Having healthy teeth and gums starts with eating a healthy diet – heavy on the veg, proteins, and good fats, light on added sugars and other refined carbs that fuel inflammation. But what about reducing inflammation – that hallmark of gum disease? A recent study in the Journal of Nutrition suggests that adding an array of spices to your meals may help.
While lots of studies have already shown the anti-inflammatory effects of individual spices, most meals and recipes call for more than one. What kind of effect would a blend of spices have?
First, researchers created a blend of some of the most commonly used spices in the US: basil, bay leaf, black pepper, cinnamon, coriander, cumin, ginger, oregano, parsley, red pepper, rosemary, thyme, and turmeric. Twelve participants were recruited – all nonsmoking men between the ages of 40 and 65, who were either overweight or obese and had at least one risk factor for cardiovascular disease.
Randomly, on three different days, each participant ate a meal high in saturated fat and refined carbs: coconut chicken curry, a corn muffin, and a cinnamon biscuit. One meal had 2 grams of the spice blend, one had 6 grams, and one had no spices at all. The men’s blood was tested for inflammatory markers before each meal and then hourly for 4 hours after the meal.
Eating the high spice meal resulted in lower inflammation markers compared to eating the other two versions of the meal.
This is even more significant considering the meal participants ate wasn’t exactly a healthy one. It was a meal that would normally trigger acute inflammation. It was also a realistic one. As lead author Dr. Connie Rogers explained in a news release,
Ultimately the gold standard would be to get people eating more healthfully and to lose weight and exercise, but those behavioral changes are difficult and take time.
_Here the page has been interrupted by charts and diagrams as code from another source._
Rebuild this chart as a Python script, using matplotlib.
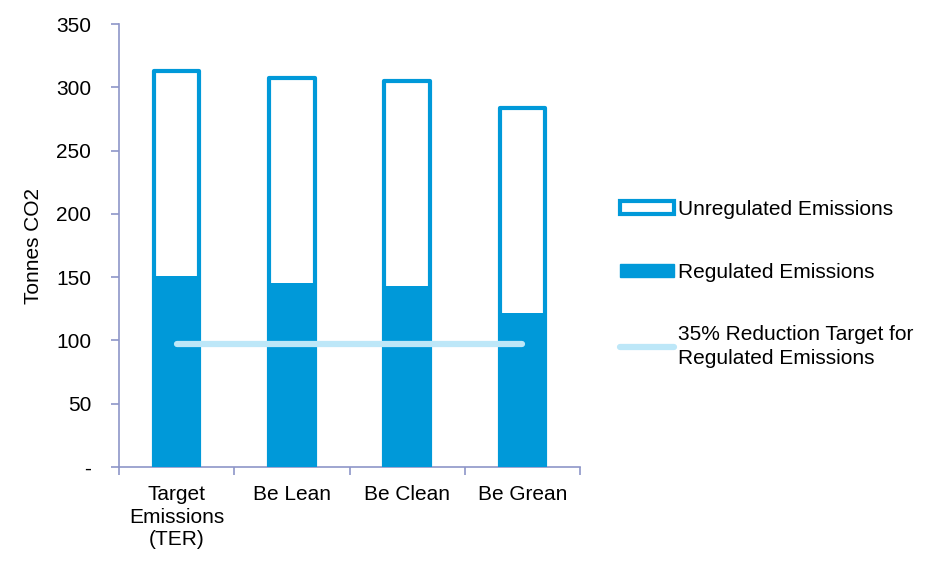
import matplotlib
matplotlib.use("Agg")
import matplotlib.pyplot as plt
from matplotlib.patches import Patch
from matplotlib.lines import Line2D
import numpy as np

plt.rcParams['font.family'] = ['Liberation Sans', 'DejaVu Sans']

categories = ["Target\nEmissions\n(TER)", "Be Lean", "Be Clean", "Be Grean"]
regulated = [151, 145, 143, 122]
unregulated = [162, 162, 162, 162]
target = 97.5
yticks = [0, 50, 100, 150, 200, 250, 300, 350]
ytick_labels = ["-", "50", "100", "150", "200", "250", "300", "350"]

blue = "#0099D9"
light = "#BDE7F8"
axis_col = "#8E96C8"
fs = 15

fig = plt.figure(figsize=(9.39, 5.62), dpi=100)
ax_left, ax_right = 119 / 939, 580 / 939
ax = fig.add_axes([ax_left, 1 - 467 / 562, ax_right - ax_left, (467 - 24) / 562])

x = np.arange(len(categories))
w = 0.43
lw = 3.0
totals = [r + u for r, u in zip(regulated, unregulated)]
# outline stroke sits inside the bar footprint
px_per_unit = (580 - 119) / len(categories)
inset = (lw * 100 / 72) / px_per_unit
ax.bar(x, totals, width=w - inset, facecolor="white", edgecolor=blue,
       linewidth=lw, joinstyle="round", zorder=2)
ax.bar(x, regulated, width=w, color=blue, edgecolor="none", zorder=3)
ax.plot([x[0], x[-1]], [target, target], color=light, linewidth=4.5,
        solid_capstyle="round", zorder=4)

ax.set_xlim(-0.5, len(categories) - 0.5)
ax.set_ylim(0, 350)
ax.set_yticks(yticks)
ax.set_yticklabels(ytick_labels, fontsize=fs)
ax.set_xticks(x)
ax.set_xticklabels(categories, fontsize=fs, va="top", linespacing=1.24)
ax.set_xticks(np.arange(-0.5, len(categories)), minor=True)
ax.tick_params(axis="x", which="major", length=0, pad=13)
ax.tick_params(axis="x", which="minor", length=6, color=axis_col, width=1.2)
ax.tick_params(axis="y", length=6, color=axis_col, width=1.2, pad=14)
for s in ["top", "right"]:
    ax.spines[s].set_visible(False)
for s in ["left", "bottom"]:
    ax.spines[s].set_color(axis_col)
    ax.spines[s].set_linewidth(1.2)
ax.set_ylabel("Tonnes CO2", fontsize=fs)
ax.yaxis.set_label_coords(-0.165, 0.5)

handles = [
    Patch(facecolor="white", edgecolor=blue, linewidth=lw, joinstyle="round"),
    Patch(facecolor=blue, edgecolor=blue, linewidth=1, joinstyle="round"),
    Line2D([0], [0], color=light, linewidth=4.5, solid_capstyle="round"),
]
labels = ["Unregulated Emissions", "Regulated Emissions",
          "35% Reduction Target for\nRegulated Emissions"]
leg = fig.legend(handles, labels, loc="center left",
                 bbox_to_anchor=(601 / 939, 1 - 284 / 562), frameon=False,
                 fontsize=fs, handlelength=2.6, handleheight=0.6,
                 handletextpad=0.2, labelspacing=2.1)
leg.get_texts()[2].set_linespacing(1.3)

fig.savefig("out.png", dpi=100)
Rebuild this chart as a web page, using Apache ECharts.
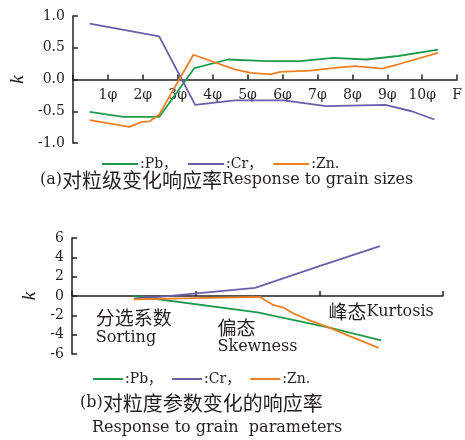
<!DOCTYPE html>
<html><head><meta charset="utf-8">
<script src="https://cdn.jsdelivr.net/npm/echarts@6/dist/echarts.min.js"></script>
<style>html,body{margin:0;padding:0;background:#fff}#c{width:465px;height:440px}</style>
</head><body><div id="c"></div>
<script>
// ---- data ----
const elements = ['Pb', 'Cr', 'Zn'];
const gradeTickLabels = ['', '1φ', '2φ', '3φ', '4φ', '5φ', '6φ', '7φ', '8φ', '9φ', '10φ', 'F'];
const paramLabels = [['分选系数', 'Sorting'], ['偏态', 'Skewness'], ['峰态', 'Kurtosis']];

// (a) response to grain sizes: [grade position, k]
const pbGrain = [[0.48,-0.51],[1.44,-0.59],[2.47,-0.59],[3.48,0.18],[4.44,0.315],[5.57,0.29],[6.51,0.29],[7.45,0.34],[8.39,0.315],[9.32,0.37],[10.45,0.47]];
const crGrain = [[0.48,0.88],[2.47,0.68],[3.5,-0.40],[4.63,-0.33],[6.03,-0.33],[7.25,-0.42],[8.94,-0.40],[9.7,-0.5],[10.35,-0.63]];
const znGrain = [[0.48,-0.64],[1.62,-0.745],[1.95,-0.67],[2.19,-0.66],[2.47,-0.55],[3.45,0.39],[4.63,0.16],[5.1,0.105],[5.66,0.08],[5.94,0.12],[6.79,0.14],[7.63,0.19],[8.1,0.21],[8.85,0.17],[9.32,0.24],[10.45,0.42]];

// (b) response to grain parameters: [parameter position, k]
const pbParam = [[0.5,0],[1.5,-1.7],[2.09,-3.3],[2.5,-4.6]];
const crParam = [[0.5,-0.25],[0.71,-0.1],[1.48,0.85],[2.0,3.1],[2.49,5.17]];
const znParam = [[0.5,-0.35],[1.52,-0.1],[1.63,-0.95],[1.71,-1.19],[1.79,-1.8],[1.9,-2.41],[2.09,-3.33],[2.25,-4.18],[2.48,-5.37]];

// ---- styles ----
const LATIN = '"DejaVu Serif", "Noto Sans CJK SC", serif';
const CJK = '"Noto Sans CJK SC", sans-serif';
const INK = '#231f20';
const COLORS = { Pb: '#1f9a4b', Cr: '#6b5ea8', Zn: '#ef7f22' };

const GA = { left: 69, right: 5, top: 16, height: 127 };
const GB = { left: 72, right: 22, top: 238, height: 116 };

const axisLine = { show: true, onZero: false, lineStyle: { color: INK, width: 1.5 } };
const axisTick = { show: true, inside: true, length: 5, lineStyle: { color: INK, width: 1.5 } };

function line(name, data, idx) {
  return {
    name, type: 'line', data, xAxisIndex: idx, yAxisIndex: idx,
    symbol: 'none', smooth: false,
    lineStyle: { color: COLORS[name], width: 1.8 },
    itemStyle: { color: COLORS[name] }
  };
}

const legendBase = {
  data: elements, icon: 'rect', itemHeight: 2,
  textStyle: { fontFamily: LATIN, fontSize: 14, color: INK, padding: [0, 0, 0, -3] },
  formatter: n => ':' + n + (n === 'Zn' ? '.' : '，'),
  selectedMode: false, padding: 0
};

const capRich = {
  e: { fontFamily: LATIN, fontSize: 16, fontWeight: 'normal', color: INK },
  c: { fontFamily: CJK, fontSize: 20, fontWeight: 'normal', color: INK }
};
const capStyle = { fontWeight: 'normal', color: INK, rich: capRich };

const labRich = {
  g1: { fontSize: 4, lineHeight: 6, align: 'left' },
  g2: { fontSize: 4, lineHeight: 16, align: 'left' },
  c: { fontFamily: CJK, fontSize: 19, lineHeight: 20, align: 'left', color: INK },
  e: { fontFamily: LATIN, fontSize: 16, lineHeight: 20, align: 'left', color: INK },
  e2: { fontFamily: LATIN, fontSize: 16, lineHeight: 18, align: 'left', color: INK }
};

const option = {
  animation: false,
  title: [
    { text: '{e|(a)}{c|对粒级变化响应率}{e|Response to grain sizes}', left: 40, top: 170, padding: 0,
      textStyle: capStyle },
    { text: '{e|(b)}{c|对粒度参数变化的响应率}', left: 80, top: 393, padding: 0,
      textStyle: capStyle },
    { text: '{e|Response to grain  parameters}', left: 92, top: 420, padding: 0,
      textStyle: capStyle }
  ],
  legend: [
    Object.assign({}, legendBase, { left: 102, top: 157, itemWidth: 36, itemGap: 11 }),
    Object.assign({}, legendBase, { left: 93, top: 372, itemWidth: 30, itemGap: 10 })
  ],
  grid: [GA, GB],
  xAxis: [
    { type: 'value', gridIndex: 0, min: 0, max: 11, interval: 1,
      offset: -GA.height / 2,
      axisLine, axisTick, splitLine: { show: false },
      axisLabel: { margin: 9, fontFamily: LATIN, fontSize: 14, color: INK,
        formatter: v => gradeTickLabels[Math.round(v)] || '' } },
    { type: 'value', gridIndex: 1, min: 0, max: 3, interval: 1,
      offset: -GB.height / 2,
      axisLine, axisTick, splitLine: { show: false },
      axisLabel: { margin: 6, customValues: [0.5, 1.5, 2.5], color: INK,
        formatter: v => {
          const i = Math.floor(v);
          const p = paramLabels[i];
          if (i === 0) return '{g1| }\n{c|' + p[0] + '}\n{e|' + p[1] + '}';
          if (i === 1) return '{g2| }\n{c|' + p[0] + '}\n{e2|' + p[1] + '}';
          return '{c|' + p[0] + '}{e|' + p[1] + '}';
        },
        rich: labRich } }
  ],
  yAxis: [
    { type: 'value', gridIndex: 0, min: -1, max: 1, interval: 0.5,
      axisLine, axisTick, splitLine: { show: false },
      name: 'k', nameLocation: 'middle', nameGap: 45, nameRotate: 90,
      nameTextStyle: { fontFamily: '"Liberation Serif", serif', fontSize: 19, fontStyle: 'italic', color: INK },
      axisLabel: { margin: 8, fontFamily: LATIN, fontSize: 14, color: INK,
        formatter: v => v.toFixed(1) } },
    { type: 'value', gridIndex: 1, min: -6, max: 6, interval: 2,
      axisLine, axisTick, splitLine: { show: false },
      name: 'k', nameLocation: 'middle', nameGap: 25, nameRotate: 90,
      nameTextStyle: { fontFamily: '"Liberation Serif", serif', fontSize: 19, fontStyle: 'italic', color: INK },
      axisLabel: { margin: 8, fontFamily: LATIN, fontSize: 14, color: INK } }
  ],
  series: [
    line('Pb', pbGrain, 0), line('Cr', crGrain, 0), line('Zn', znGrain, 0),
    line('Pb', pbParam, 1), line('Cr', crParam, 1), line('Zn', znParam, 1)
  ]
};

const chart = echarts.init(document.getElementById('c'), null, { renderer: 'canvas' });
chart.setOption(option);
</script></body></html>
So in the interim, we wanted to explore whether a combination of spices that people are already familiar with and could fit in a single meal could have a positive effect.
Basically, this is the nutritional version of baby steps.
Granted, the study was small. Rogers and her colleagues plan to look into the impact spices have on people’s diets across longer periods of time and within a more diverse population.
Should this inspire you to spice up your own meals, be sure to opt for certified organic spices as often as possible. Such spices are sterilized by steam only, not fumigation or irradiation (the latter of which has actually been shown to deplete nutrients in some spices).
Yes, it can be a little more expensive, but when it comes to spicing up your life, a little goes a very long way!